Sunni power Turkey has enjoyed closer ties to the Kurds than with the Shiite-led central government in Baghdad, which is backed by Iran, providing a key route to market for the Kurdish oil industry. But the chaos that could follow the break-up of OPEC’s second-biggest oil producer, and Turkey’s domestic security concerns, mean it has opposed Kurdish statehood.

‘Lost Hope’

 

During the 2003 U.S. invasion to topple Saddam Hussein, Turkey came close to sending troops into northern Iraq to prevent the Kurds extending their borders to oil-rich Kirkuk, home to many ethnic Turkmen. Erdogan’s government showed little concern as Iraqi Kurds took parts of the city and its environs to push back Islamic State, but it is now urging dialogue between Kurdish leader Massoud Barzani and his Iraqi counterpart Haider al-Abadi to resolve disputes.

 

Kurdish advances in northern Syria as Islamic State has been pushed back have only strengthened Turkey’s determination to oppose independence for Iraq’s Kurds.

 

In a speech marking the third anniversary of a notorious Islamic State campaign, the prime minister of the Kurdistan Regional Government, Nechirvan Barzani, said Kurds had “tried every way with Iraq but we have completely lost hope.” The vote “will be a call for freedom from subjugation and slavery,” the Kurdish Rudaw news agency on Thursday reported him as saying.

 

Other senior Kurdish officials have in the past been more circumspect, arguing that the primary aim of a vote would be to ensure greater self-determination rather than outright independence.

Oil Hopes

 

Cevik laid much of the blame at Baghdad’s door, accusing successive Iraqi governments of policy mistakes that “first alienated Sunni Arabs and encouraged al-Qaeda and then Islamic State to take over Sunni areas,” and also triggered Kurdish disenchantment.

 

Denying the Kurds sufficient funding has exacerbated financial and social problems in the enclave, he said.
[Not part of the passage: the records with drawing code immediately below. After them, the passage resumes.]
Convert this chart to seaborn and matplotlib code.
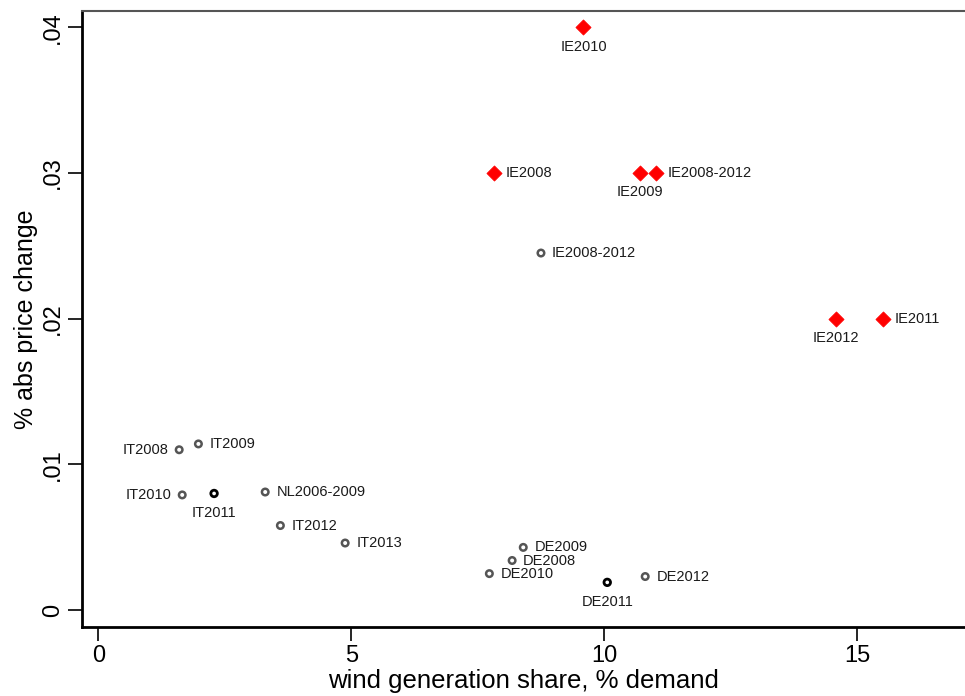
import numpy as np
import pandas as pd
import seaborn as sns
import matplotlib.pyplot as plt

# red diamonds (Ireland, alternative estimates)
ie_labels = ["IE2010", "IE2008", "IE2009", "IE2008-2012", "IE2012", "IE2011"]
ie_wind = [9.59, 7.83, 10.71, 11.03, 14.58, 15.51]
ie_price = [0.040, 0.030, 0.030, 0.030, 0.020, 0.020]
ie_pos = ["below", "right", "below", "right", "below", "right"]

# hollow circles (other markets)
ot_labels = ["IE2008-2012", "IT2008", "IT2009", "IT2010", "IT2011", "NL2006-2009",
             "IT2012", "IT2013", "DE2009", "DE2008", "DE2010", "DE2011", "DE2012"]
ot_wind = [8.75, 1.60, 1.98, 1.66, 2.29, 3.30, 3.60, 4.88, 8.40, 8.18, 7.73, 10.06, 10.81]
ot_price = [0.0245, 0.0110, 0.0114, 0.0079, 0.0080, 0.0081, 0.0058, 0.0046,
            0.0043, 0.0034, 0.0025, 0.0019, 0.0023]
ot_pos = ["right", "left", "right", "left", "below", "right",
          "right", "right", "right", "right", "right", "below", "right"]
ot_dark = [False, False, False, False, True, False, False, False, False, False, False, True, False]

ie = pd.DataFrame({"label": ie_labels, "x": ie_wind, "y": ie_price, "pos": ie_pos})
ot = pd.DataFrame({"label": ot_labels, "x": ot_wind, "y": ot_price, "pos": ot_pos, "dark": ot_dark})

sns.set_style("white")
plt.rcParams['font.family'] = ['Liberation Sans', 'DejaVu Sans']

fig = plt.figure(figsize=(9.65, 6.96), dpi=100)
ax = fig.add_axes([0.085, 0.099, 0.915, 0.885])

light = ot[~ot["dark"]]
dark = ot[ot["dark"]]
sns.scatterplot(data=light, x="x", y="y", ax=ax, marker="o", s=22,
                facecolors="none", edgecolor="#555555", linewidth=1.8, zorder=3)
sns.scatterplot(data=dark, x="x", y="y", ax=ax, marker="o", s=22,
                facecolors="none", edgecolor="black", linewidth=2.0, zorder=3)
sns.scatterplot(data=ie, x="x", y="y", ax=ax, marker="D", s=60,
                color="red", edgecolor="red", linewidth=0.5, zorder=4)

offsets = {"right": ((8, 0), "left", "center"),
           "left": ((-8, 0), "right", "center"),
           "below": ((0, -9), "center", "top")}
for df in (ie, ot):
    for _, r in df.iterrows():
        off, ha, va = offsets[r["pos"]]
        ax.annotate(r["label"], (r["x"], r["y"]), xytext=off, textcoords="offset points",
                    ha=ha, va=va, fontsize=10.5, color="#1a1a1a")

ax.set_xlim(-0.32, 17.13)
ax.set_ylim(-0.00117, 0.0411)
ax.set_xticks([0, 5, 10, 15])
ax.set_yticks([0, 0.01, 0.02, 0.03, 0.04])
ax.set_yticklabels(["0", ".01", ".02", ".03", ".04"], rotation=90, va="center")
ax.tick_params(axis="both", direction="out", length=10, width=1.2, labelsize=17,
               left=True, bottom=True, color="black", labelcolor="black", pad=3)
ax.set_xlabel("wind generation share, % demand", fontsize=18.5, labelpad=1, color="black")
ax.set_ylabel("% abs price change", fontsize=18, labelpad=3, color="black")

for side in ("left", "bottom"):
    ax.spines[side].set_color("black")
    ax.spines[side].set_linewidth(2)
ax.spines["top"].set_color("#555555")
ax.spines["top"].set_linewidth(1.5)
ax.spines["right"].set_visible(False)

fig.savefig("out.png", dpi=100)
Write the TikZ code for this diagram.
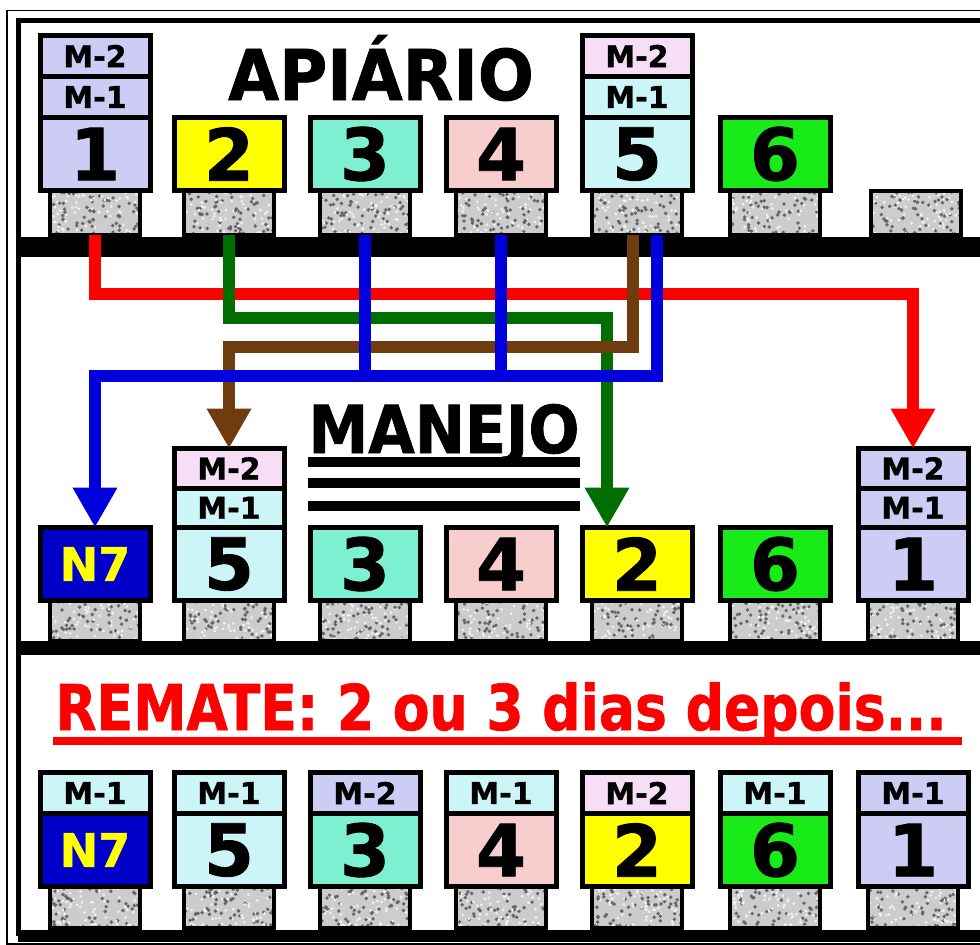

Massoud Barzani has been forced into a corner and now mistakenly sees a declaration of independence as “the golden prescription to get the Kurds out of this mess,” Cevik said.

 

The Kurds are independently developing oil reserves they say may total 45 billion barrels -- equivalent to almost a third of the deposits in the rest of Iraq, according to BP Plc data.

The U.S. has joined those opposing the plan for a vote in September. Brett McGurk, the U.S. special envoy to the coalition against Islamic State, said last month the ballot could hamper the war against the extremists and destabilize the region. “We’ve made those views very clear,” he said July 13, a week after meeting Iraqi and Kurdish leaders in Baghdad.